Dark humor runs through “Liberty Theater,” a collection that is in profound touch with the Southern thirst for domestic pageantry. Fox Solomon gives the drama of racism its garishness. How else does one cope with the tragicomedy of “Boss, Peanuts, Sorter, ” where a murderous misery wrinkles the black female worker’s face, while her white boss stands by in buffoonish bliss? Or the poem of the older white woman at church, ignoring the lyrics on her “Let There Be Peace on Earth” pamphlet, so she can glare at the black man in the congregation beneath her? Violence, a kind of intimacy, is always a possibility, and then so is sex.

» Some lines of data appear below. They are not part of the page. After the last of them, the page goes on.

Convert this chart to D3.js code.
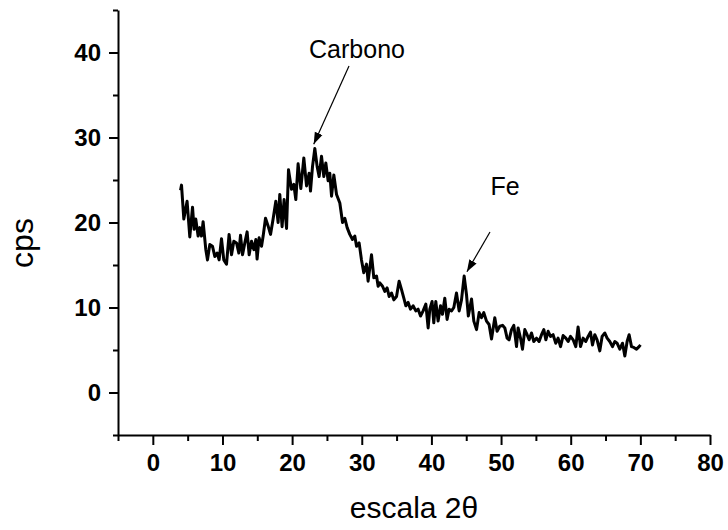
<!DOCTYPE html>
<html>
<head>
<meta charset="utf-8">
<script src="https://cdn.jsdelivr.net/npm/d3@7"></script>
<style>
  html, body { margin: 0; padding: 0; background: #fff; }
  svg { display: block; }
</style>
</head>
<body>
<svg id="chart" width="728" height="530"></svg>
<script>
// ---- data ----
const twoTheta = [3.98,4.12,4.45,4.92,5.31,5.70,5.93,6.17,6.50,6.75,6.99,7.22,7.61,7.85,8.18,8.57,8.90,9.23,9.52,9.86,
  10.19,10.58,10.95,11.30,11.63,12.02,12.35,12.59,12.88,13.21,13.54,13.83,14.17,14.50,14.79,14.97,15.26,15.61,15.84,16.18,
  16.55,16.90,17.27,17.66,17.99,18.23,18.56,18.85,19.20,19.48,19.91,20.24,20.53,20.86,21.25,21.68,22.07,22.44,22.64,22.93,
  23.26,23.59,23.88,24.22,24.55,24.84,25.17,25.41,25.66,25.99,26.38,26.85,27.24,27.57,27.90,28.28,28.67,29.00,29.25,29.62,
  29.96,30.29,30.68,30.91,31.40,31.73,32.12,32.35,32.59,32.98,33.31,33.64,33.93,34.27,34.60,34.99,35.36,35.71,36.04,36.33,
  36.66,37.00,37.37,37.76,38.09,38.44,38.81,39.20,39.53,39.77,40.10,40.34,40.63,40.96,41.31,41.59,41.92,42.25,42.54,42.89,
  43.22,43.60,43.98,44.32,44.70,45.04,45.30,45.76,46.09,46.48,46.85,47.19,47.52,47.91,48.28,48.63,49.10,49.43,49.82,50.21,
  50.54,50.87,51.15,51.50,51.83,52.22,52.45,52.79,53.08,53.41,53.74,54.03,54.37,54.70,55.09,55.46,55.81,56.14,56.43,56.76,
  57.10,57.47,57.86,58.19,58.54,58.91,59.30,59.63,59.97,60.35,60.73,61.06,61.41,61.78,62.17,62.50,62.84,63.13,63.46,63.79,
  64.18,64.51,64.90,65.23,65.61,66.00,66.33,66.66,67.05,67.44,67.77,68.10,68.39,68.73,69.06,69.45,69.82,70.02];
const cps = [23.8,24.4,20.4,22.5,18.3,21.8,19.2,20.4,18.4,19.4,18.4,20.1,16.8,15.6,17.4,17.2,16.0,16.4,15.6,18.1,
  15.6,15.1,18.6,16.2,17.8,17.6,16.4,18.5,16.2,17.6,18.9,16.2,17.8,16.8,18.0,15.7,18.2,17.2,18.4,20.5,
  19.6,18.6,20.4,22.5,20.0,23.3,19.5,22.7,19.3,26.2,23.9,24.5,22.7,26.9,24.0,27.6,24.3,25.8,23.7,26.6,
  28.7,26.6,25.4,27.8,25.4,27.0,24.9,25.8,23.1,25.6,23.3,22.3,20.0,20.5,19.4,18.6,18.0,18.4,17.2,17.6,
  15.6,14.1,15.1,13.1,16.2,13.5,13.7,12.5,12.9,12.5,11.9,12.3,11.3,11.7,10.9,11.3,13.1,12.1,11.1,10.2,
  10.6,9.8,10.2,9.6,9.8,9.0,9.6,10.4,7.6,9.8,10.7,8.2,10.7,8.4,10.2,9.2,11.1,8.6,9.8,9.6,
  10.0,11.7,9.6,10.9,13.7,11.5,9.0,11.0,8.4,7.4,9.4,8.8,9.4,8.4,8.0,6.3,8.8,7.2,7.8,7.9,
  7.6,6.4,6.2,7.4,7.9,5.4,7.6,6.4,5.1,7.4,6.8,6.2,7.0,6.0,6.4,6.0,6.8,7.4,6.2,7.2,
  6.6,6.8,5.8,6.4,5.4,6.7,6.4,6.0,6.6,6.2,5.4,7.7,5.4,6.4,6.0,6.6,7.1,5.6,6.8,6.2,
  4.9,6.6,7.0,6.4,6.0,5.4,6.0,5.8,5.1,5.8,4.3,6.0,6.8,5.4,5.3,5.1,5.4,5.6];
const xTickLabels = [0, 10, 20, 30, 40, 50, 60, 70, 80];
const yTickLabels = [0, 10, 20, 30, 40];
const annotations = [
  { label: "Carbono", x: 23.1, y: 29.2 },
  { label: "Fe", x: 45.1, y: 14.2 }
];

// ---- layout ----
const svg = d3.select("#chart");
const x = d3.scaleLinear().domain([-5, 80]).range([118, 710]);
const y = d3.scaleLinear().domain([-5, 45]).range([435, 10]);

const minorX = d3.range(-5, 80, 10);
const minorY = d3.range(-5, 46, 10);
const FONT = "Liberation Sans, Arial, sans-serif";

// x axis
const gx = svg.append("g").attr("transform", `translate(0,${y(-5)})`);
gx.call(d3.axisBottom(x).tickValues(xTickLabels).tickSize(10).tickSizeOuter(0).tickPadding(9).tickFormat(d3.format("d")));
gx.append("g").call(d3.axisBottom(x).tickValues(minorX).tickSize(6).tickFormat("")).select(".domain").remove();
gx.selectAll("text").attr("font-family", FONT).attr("font-weight", "bold").attr("font-size", 24).attr("fill", "#000");

// y axis
const gy = svg.append("g").attr("transform", `translate(${x(-5)},0)`);
gy.call(d3.axisLeft(y).tickValues(yTickLabels).tickSize(9).tickSizeOuter(0).tickPadding(8).tickFormat(d3.format("d")));
gy.append("g").call(d3.axisLeft(y).tickValues(minorY).tickSize(5).tickFormat("")).select(".domain").remove();
gy.selectAll("text").attr("font-family", FONT).attr("font-weight", "bold").attr("font-size", 24).attr("fill", "#000");

svg.selectAll(".domain, .tick line").attr("stroke", "#000").attr("stroke-width", 2);

// curve
const line = d3.line().x((d, i) => x(twoTheta[i])).y(d => y(d));
svg.append("path").datum(cps).attr("d", line)
  .attr("fill", "none").attr("stroke", "#000").attr("stroke-width", 3).attr("stroke-linejoin", "round");

// axis titles
svg.append("text").attr("x", 414).attr("y", 518).attr("text-anchor", "middle")
  .attr("font-family", FONT).attr("font-size", 30).text("escala 2θ");
svg.append("text").attr("transform", "translate(33,243) rotate(-90)").attr("text-anchor", "middle")
  .attr("font-family", FONT).attr("font-size", 32).text("cps");

// annotations
const defs = svg.append("defs");
defs.append("marker").attr("id", "arrow").attr("viewBox", "0 0 10 10").attr("refX", 10).attr("refY", 5)
  .attr("markerWidth", 12).attr("markerHeight", 12).attr("markerUnits", "userSpaceOnUse").attr("orient", "auto")
  .append("path").attr("d", "M0,1.5 L10,5 L0,8.5 z").attr("fill", "#000");

const ann = [
  { text: annotations[0].label, tx: 357, ty: 58, x1: 349, y1: 66, tip: annotations[0] },
  { text: annotations[1].label, tx: 505, ty: 195, x1: 490, y1: 232, tip: annotations[1] }
];
ann.forEach(a => {
  svg.append("text").attr("x", a.tx).attr("y", a.ty).attr("text-anchor", "middle")
    .attr("font-family", FONT).attr("font-size", 25).text(a.text);
  svg.append("line").attr("x1", a.x1).attr("y1", a.y1).attr("x2", x(a.tip.x)).attr("y2", y(a.tip.y))
    .attr("stroke", "#000").attr("stroke-width", 1.2).attr("marker-end", "url(#arrow)");
});
</script>
</body>
</html>
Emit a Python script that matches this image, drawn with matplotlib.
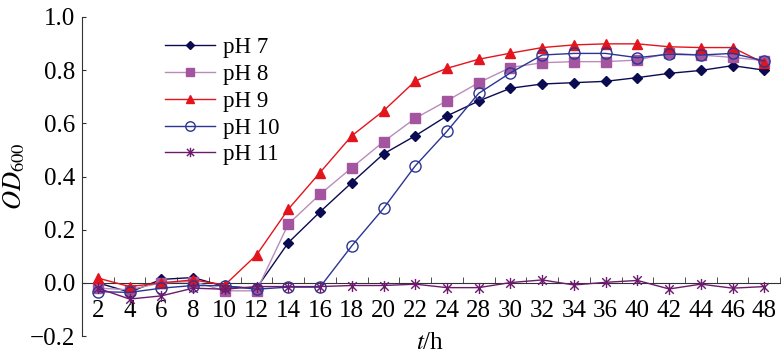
import matplotlib
matplotlib.use("Agg")
import matplotlib.pyplot as plt
from matplotlib.path import Path
import numpy as np

hours = ["2", "4", "6", "8", "10", "12", "14", "16", "18", "20", "22", "24",
         "28", "30", "32", "34", "36", "40", "42", "44", "46", "48"]

ph7 = [0.00, -0.035, 0.013, 0.02, -0.014, -0.02, 0.151, 0.267, 0.377, 0.485, 0.553,
       0.628, 0.684, 0.732, 0.748, 0.753, 0.758, 0.772, 0.788, 0.799, 0.817, 0.80]
ph8 = [-0.02, -0.026, 0.0, 0.005, -0.03, -0.03, 0.221, 0.333, 0.433, 0.531, 0.619,
       0.685, 0.753, 0.81, 0.828, 0.832, 0.832, 0.838, 0.864, 0.857, 0.848, 0.836]
ph9 = [0.018, -0.014, 0.0, 0.011, -0.008, 0.105, 0.277, 0.415, 0.553, 0.647, 0.759,
       0.807, 0.841, 0.864, 0.885, 0.895, 0.899, 0.899, 0.888, 0.885, 0.885, 0.826]
ph10 = [-0.033, -0.036, -0.02, -0.01, -0.011, -0.024, -0.016, -0.016, 0.139, 0.28, 0.44,
        0.57, 0.713, 0.79, 0.857, 0.863, 0.863, 0.847, 0.86, 0.857, 0.863, 0.835]
ph11 = [-0.02, -0.061, -0.049, -0.02, -0.024, -0.014, -0.014, -0.014, -0.01, -0.01, -0.005,
        -0.018, -0.018, 0.001, 0.011, -0.008, 0.002, 0.009, -0.023, -0.005, -0.02, -0.014]

labels = ["pH 7", "pH 8", "pH 9", "pH 10", "pH 11"]

plt.rcParams['font.family'] = ['Liberation Serif', 'DejaVu Serif']
plt.rcParams['mathtext.fontset'] = 'stix'

# Excel-style star marker: x plus vertical bar
star = Path([(-1, -1), (1, 1), (-1, 1), (1, -1), (0, -1.3), (0, 1.3)],
            [Path.MOVETO, Path.LINETO, Path.MOVETO, Path.LINETO, Path.MOVETO, Path.LINETO])

fig = plt.figure(figsize=(7.81, 3.54), dpi=100)
ax = fig.add_axes([0.105, 0.0508, 0.894, 0.9012])
x = np.arange(len(hours))

ax.plot(x, ph7, color='#0b0b52', lw=1.0, marker='D', ms=5, mfc='#0b0b52', mec='#0b0b52', label=labels[0], zorder=3)
ax.plot(x, ph8, color='#bb8cba', lw=1.0, marker='s', ms=7, mfc='#a4559f', mec='#a4559f', label=labels[1], zorder=3)
ax.plot(x, ph9, color='#e3141c', lw=1.0, marker='^', ms=7.5, mfc='#e3141c', mec='#e3141c', label=labels[2], zorder=3)
ax.plot(x, ph10, color='#2b3592', lw=1.0, marker='o', ms=8, mfc='none', mec='#2b3592', mew=1.0, label=labels[3], zorder=3)
ax.plot(x, ph11, color='#6c1a6e', lw=1.0, marker=star, ms=8, mec='#6c1a6e', mew=1.0, label=labels[4], zorder=3)

ax.set_xlim(-0.5, len(hours) - 0.5)
ax.set_ylim(-0.2, 1.0)
ax.spines['top'].set_visible(False)
ax.spines['right'].set_visible(False)
ax.spines['bottom'].set_position(('data', 0))
ax.spines['bottom'].set_color('#333333')
ax.spines['left'].set_color('#333333')

ax.set_xticks(x)
ax.set_xticklabels(hours)
ax.set_xticks(np.arange(len(hours) + 1) - 0.5, minor=True)
ax.tick_params(axis='x', which='major', length=0, pad=12, labelsize=18)
ax.tick_params(axis='x', which='minor', direction='in', length=4, color='#333333')
ax.set_yticks([-0.2, 0.0, 0.2, 0.4, 0.6, 0.8, 1.0])
ax.set_yticklabels(["\u22120.2", "0.0", "0.2", "0.4", "0.6", "0.8", "1.0"])
ax.tick_params(axis='y', direction='in', length=3, pad=5, labelsize=18, color='#333333')

ax.set_ylabel(r'$OD_{600}$', fontsize=19, labelpad=2)
fig.text(0.551, 0.0, r'$t$/h', fontsize=18, ha='center', va='bottom')

leg = ax.legend(loc='upper left', bbox_to_anchor=(0.106, 0.965), frameon=False, fontsize=16.5,
                handlelength=2.18, labelspacing=0.25, handletextpad=0.35, borderaxespad=0)
for h in leg.legend_handles:
    h.set_markersize(h.get_markersize() * 0.85)

fig.savefig('out.png', dpi=100)
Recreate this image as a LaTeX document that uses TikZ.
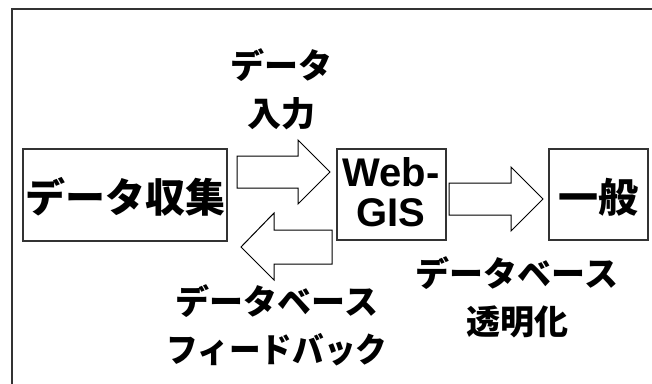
\documentclass[tikz,border=0pt]{standalone}
\usepackage{fontspec}
\setmainfont{Liberation Sans}
\newfontfamily\jp{Noto Sans CJK JP}
\definecolor{frame}{HTML}{333333}
\begin{document}
\begin{tikzpicture}[x=1pt,y=-1pt,
  boxstyle/.style={draw=frame,line width=1.5pt},
  blockarrow/.style={draw=black,line width=1pt,fill=white,line join=miter},
  bigtext/.style={inner sep=0pt,font=\jp\bfseries\fontsize{40}{44}\selectfont},
  labeltext/.style={inner sep=0pt,align=center,font=\jp\bfseries\fontsize{34}{48}\selectfont}]
\useasboundingbox (0,0) rectangle (652,383);
% outer frame
\draw[draw=frame,line width=2pt] (12,390) -- (12,9) -- (660,9);
% boxes
\draw[boxstyle] (23,149) rectangle (227,241);
\draw[boxstyle] (337,149) rectangle (446,240);
\draw[boxstyle] (549,149) rectangle (648,240);
\node[bigtext] (collect) at (125,197) {データ収集};
\node[inner sep=0pt,align=center,font=\bfseries\fontsize{40}{40}\selectfont] (gis) at (391,192) {Web-\\GIS};
\node[bigtext] (public) at (598,197) {一般};
% block arrows
\draw[blockarrow] (237,156) -- (298,156) -- (298,140) -- (330,172) -- (298,204) -- (298,188) -- (237,188) -- cycle;
\draw[blockarrow] (332,230) -- (274,230) -- (274,213) -- (241,247) -- (274,280) -- (274,264) -- (332,264) -- cycle;
\draw[blockarrow] (449,183) -- (511,183) -- (511,167) -- (543,199) -- (511,231) -- (511,215) -- (449,215) -- cycle;
% labels
\node[labeltext] (input) at (281,89) {データ\\入力};
\node[labeltext] (transp) at (517,297) {データベース\\透明化};
\node[labeltext] (feedback) at (277,325) {データベース\\\scalebox{0.93}[1]{フィードバック}};
\end{tikzpicture}
\end{document}
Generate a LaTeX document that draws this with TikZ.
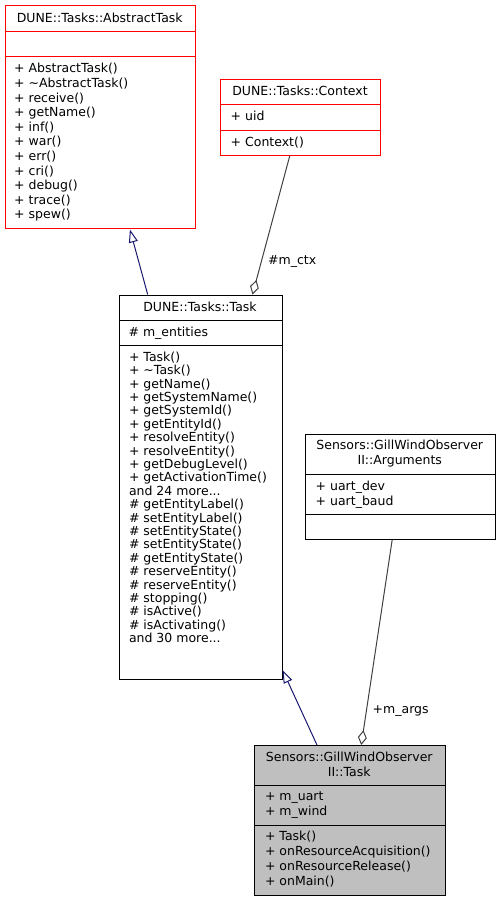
\documentclass[tikz,border=0pt]{standalone}
\usepackage{fontspec}
\setmainfont{DejaVu Sans}
\usetikzlibrary{arrows.meta,calc}

\definecolor{edgeblue}{HTML}{191970}
\definecolor{edgegrey}{HTML}{404040}
\definecolor{classfill}{HTML}{BFBFBF}

\tikzset{
    classbox/.style={draw, rectangle, anchor=north west, inner sep=0, line width=1pt},
    title/.style={anchor=center, align=center, inner sep=0},
    member/.style={anchor=north west, align=left, inner sep=0},
    inherit/.style={draw=edgeblue, line width=1pt, -{Triangle[open, length=13pt, width=9pt]}},
    aggr/.style={draw=edgegrey, line width=1pt, {Diamond[open, length=15pt, width=9pt]}-},
}

\begin{document}
\begin{tikzpicture}[x=1pt, y=-1pt, font=\fontsize{12.5}{15}\selectfont]
    \useasboundingbox (0, 0) rectangle (500, 901);

    % class boxes
    \node[classbox, draw=red, minimum width=190.5pt, minimum height=223pt] (abstract) at (4.5, 5.5) {};
    \node[classbox, draw=red, minimum width=160pt, minimum height=76pt] (context) at (220, 79) {};
    \node[classbox, minimum width=163pt, minimum height=384pt] (task) at (118.5, 294.5) {};
    \node[classbox, minimum width=189.5pt, minimum height=105pt] (args) at (305, 434) {};
    \node[classbox, fill=classfill, minimum width=190.5pt, minimum height=149.5pt] (gwtask) at (254, 745) {};

    % compartment lines
    \draw[red] (abstract.west |- 0, 31.5) -- (abstract.east |- 0, 31.5);
    \draw[red] (abstract.west |- 0, 56.5) -- (abstract.east |- 0, 56.5);
    \draw[red] (context.west |- 0, 104) -- (context.east |- 0, 104);
    \draw[red] (context.west |- 0, 130) -- (context.east |- 0, 130);
    \draw (task.west |- 0, 320) -- (task.east |- 0, 320);
    \draw (task.west |- 0, 345) -- (task.east |- 0, 345);
    \draw (args.west |- 0, 474) -- (args.east |- 0, 474);
    \draw (args.west |- 0, 514) -- (args.east |- 0, 514);
    \draw (gwtask.west |- 0, 785.5) -- (gwtask.east |- 0, 785.5);
    \draw (gwtask.west |- 0, 825) -- (gwtask.east |- 0, 825);

    % DUNE::Tasks::AbstractTask
    \node[title] (abstitle) at (99.75, 18) {DUNE::Tasks::AbstractTask};
    \node[member, font=\fontsize{12.5}{14.6}\selectfont] (absops) at (14, 63.2)
        {+ AbstractTask()\\+ \textasciitilde AbstractTask()\\+ receive()\\+ getName()\\+ inf()\\+ war()\\+ err()\\+ cri()\\+ debug()\\+ trace()\\+ spew()};

    % DUNE::Tasks::Context
    \node[title] (ctxtitle) at (300, 91) {DUNE::Tasks::Context};
    \node[member] (ctxattr) at (230.5, 111) {+ uid};
    \node[member] (ctxops) at (230.5, 136.6) {+ Context()};

    % DUNE::Tasks::Task
    \node[title] (tasktitle) at (200, 307) {DUNE::Tasks::Task};
    \node[member] (taskattr) at (128.4, 326.6) {\# m\_entities};
    \node[member, font=\fontsize{12.5}{13.4}\selectfont] (taskops) at (128.8, 351.6)
        {+ Task()\\+ \textasciitilde Task()\\+ getName()\\+ getSystemName()\\+ getSystemId()\\+ getEntityId()\\+ resolveEntity()\\+ resolveEntity()\\+ getDebugLevel()\\+ getActivationTime()\\and 24 more...\\\# getEntityLabel()\\\# setEntityLabel()\\\# setEntityState()\\\# setEntityState()\\\# getEntityState()\\\# reserveEntity()\\\# reserveEntity()\\\# stopping()\\\# isActive()\\\# isActivating()\\and 30 more...};

    % Sensors::GillWindObserverII::Arguments
    \node[title] (argstitle) at (399.75, 453.2) {Sensors::GillWindObserver\\II::Arguments};
    \node[member] (argsattr) at (315.5, 480.6) {+ uart\_dev\\+ uart\_baud};

    % Sensors::GillWindObserverII::Task
    \node[title] (gwtitle) at (349.25, 763.9) {Sensors::GillWindObserver\\II::Task};
    \node[member] (gwattr) at (264.8, 791.6) {+ m\_uart\\+ m\_wind};
    \node[member] (gwops) at (264.8, 830.6)
        {+ Task()\\+ onResourceAcquisition()\\+ onResourceRelease()\\+ onMain()};

    % inheritance
    \draw[inherit] ($(task.north west)!0.178!(task.north east)$) -- ($(abstract.south west)!0.655!(abstract.south east)$);
    \draw[inherit] ($(gwtask.north west)!0.329!(gwtask.north east)$) -- ($(task.south east) + (0, -9.5)$);

    % aggregation
    \draw[aggr] ($(task.north west)!0.817!(task.north east)$) -- ($(context.south west)!0.433!(context.south east)$);
    \node[anchor=west, inner sep=0] (ctxlabel) at (268, 261) {\#m\_ctx};
    \draw[aggr] ($(gwtask.north west)!0.56!(gwtask.north east)$) -- ($(args.south west)!0.4575!(args.south east)$);
    \node[anchor=west, inner sep=0] (argslabel) at (372.5, 710.7) {+m\_args};
\end{tikzpicture}
\end{document}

Fox Solomon’s distinctly humanistic understanding of the paradoxes of the South, where the secessionist flag waves but blacks and whites are more integrated socially than in the North, composes many portraits of the sexual politics of interracial union. Some are hopeful, some are ugly, some are wild, and some seem hermetic, sealed off from the deadening hierarchies of the world.
“Ready to Fire,” Scottsboro, Alabama, 1976.
There is no artist text to orient us in “Liberty Theater.” (“Seeing comes before words,” as John Berger wrote.) The geographical captions of “Mississippi,” “Alabama,” and “Tennessee” are enough to set the mind remembering. There are discomfiting images from pro-gun rallies and of the paranoid effects of the Scottsboro Boys trials, as in a scene of a white woman in Scottsboro, standing sentinel with a gun, around the time George Wallace pardoned the last of the wrongly accused. But the genius of her work is that it does not tend to present its violent histories straight. Cruelty lurks, looks calm, hardens into an action, or dissipates into nothing. We do and don’t know. There is one exception in “Liberty Theater.” It is a closeup of a beaten black man, unceremoniously slotted between a primadonna getting highlights and a working couple taking a lunch break at a Burger King. His face horrendously recalls that of the earlier battered doll. The lack of an explanation is maddening. Who did this? Who is he, and did he survive? Can anyone?
Chattanooga, Tennessee, 1975.
“Battered Doll,” Scottsboro, Alabama, 1975.